The first C is ‘content’, where, from the child’s perspective, the adults must consider whether their expectation is reasonable. In the boy's case it is not reasonable to expect him to sleep at a set time if there are unresolved upsetting emotions churning within (from the culture shock of starting a new school to no longer being the baby of his stepfamily).
This leads to the second C of ‘collaboration’, where the child is involved in a child-friendly environment such as on the floor playing (not at the kitchen table with the TV on nearby as the parents tried initially!) and at a pace set by the child (unlike the boy's parents hastily trying to prise the solution out of the boy at said kitchen table). All this will tend to reveal the child’s true feelings. The parents play detective, seeing how the child feels about his/her life, being honest and open about how the child’s behaviour concerns them and that a solution would help the child too. They would likely need to give careful explanation and guidance. As a consequence, they may need to take some practical actions; in the boy's case, the mother may approach her ex-husband and ask him to put the boy to bed at a similar time.
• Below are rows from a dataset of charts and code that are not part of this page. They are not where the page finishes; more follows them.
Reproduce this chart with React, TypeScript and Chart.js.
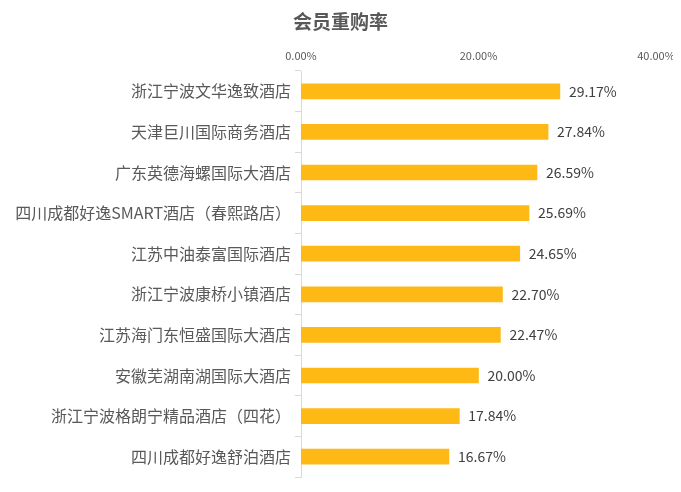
import React, { useEffect, useRef } from "react";
import { Chart, registerables } from "chart.js";

Chart.register(...registerables);

const categories = [
  "浙江宁波文华逸致酒店",
  "天津巨川国际商务酒店",
  "广东英德海螺国际大酒店",
  "四川成都好逸SMART酒店（春熙路店）",
  "江苏中油泰富国际酒店",
  "浙江宁波康桥小镇酒店",
  "江苏海门东恒盛国际大酒店",
  "安徽芜湖南湖国际大酒店",
  "浙江宁波格朗宁精品酒店（四花）",
  "四川成都好逸舒泊酒店",
];
const values = [29.17, 27.84, 26.59, 25.69, 24.65, 22.7, 22.47, 20.0, 17.84, 16.67];
const xTicks = [0, 20, 40];

const FONT = "'Noto Sans CJK SC', 'Microsoft YaHei', sans-serif";

const valueLabels = {
  id: "valueLabels",
  afterDatasetsDraw(chart: any) {
    const ctx = chart.ctx;
    const meta = chart.getDatasetMeta(0);
    ctx.save();
    ctx.font = `14px ${FONT}`;
    ctx.fillStyle = "#404040";
    ctx.textAlign = "left";
    ctx.textBaseline = "middle";
    meta.data.forEach((bar: any, i: number) => {
      ctx.fillText(values[i].toFixed(2) + "%", bar.x + 9, bar.y);
    });
    ctx.restore();
  },
};

export default function App() {
  const ref = useRef<HTMLCanvasElement>(null);
  useEffect(() => {
    if (!ref.current) return;
    const chart = new Chart(ref.current, {
      type: "bar",
      data: {
        labels: categories,
        datasets: [
          {
            data: values,
            backgroundColor: "#FFB915",
            barThickness: 15,
          },
        ],
      },
      options: {
        indexAxis: "y",
        animation: false,
        responsive: true,
        maintainAspectRatio: false,
        layout: { padding: { left: 0, right: 0, top: 0, bottom: 7 } },
        plugins: {
          legend: { display: false },
          tooltip: { enabled: false },
          title: {
            display: true,
            text: "会员重购率",
            color: "#595959",
            font: { family: FONT, size: 19, weight: "bold" },
            padding: { top: 2, bottom: 15 },
          },
        },
        scales: {
          x: {
            position: "top",
            min: 0,
            max: 40,
            afterBuildTicks: (scale: any) => {
              scale.ticks = xTicks.map((v) => ({ value: v }));
            },
            afterFit: (scale: any) => {
              scale.paddingLeft = 0;
              scale.paddingRight = 17;
            },
            grid: { display: false },
            border: { display: false },
            ticks: {
              color: "#595959",
              font: { family: FONT, size: 11 },
              padding: 1,
              callback: (v: any) => Number(v).toFixed(2) + "%",
            },
          },
          y: {
            afterFit: (scale: any) => {
              scale.width = 293;
              scale.paddingTop = 0;
              scale.paddingBottom = 0;
            },
            grid: {
              offset: true,
              drawOnChartArea: false,
              drawTicks: true,
              tickLength: 6,
              color: "#d9d9d9",
            },
            border: { display: true, color: "#d9d9d9" },
            ticks: {
              color: "#595959",
              font: { family: FONT, size: 16 },
              padding: 4,
            },
          },
        },
      },
      plugins: [valueLabels],
    });
    return () => chart.destroy();
  }, []);
  return (
    <div style={{ width: "100%", height: 476, position: "relative" }}>
      <canvas ref={ref} />
    </div>
  );
}
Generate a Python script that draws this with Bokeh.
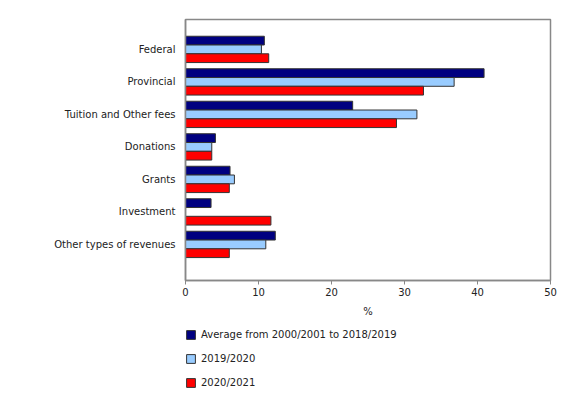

The third C is ‘choice’, where the parents seek a ‘win-win’ solution to the issue, the child being offered two choices, both being more attractive to the parents than the existing impasse. The mother might offer her son a choice between playing or reading with Mummy, then it’s straight to bed. The reason why this approach is effective is that the child feels involved and has not been forced, so building open communication and self-worth.
The same applies to older children. Parents need to regularly ask their children how they feel about things that will affect them profoundly. Children want to be part of the process of decision making in their lives, even if they do not want to or cannot take responsibility for the decision.
Courses existed for adults on this, like Coram’s ‘Listening to Young Children’. Open University offered the online module 'Understanding Children and Young People', which explored effective communication with children - including Alfie Kohn's three C's.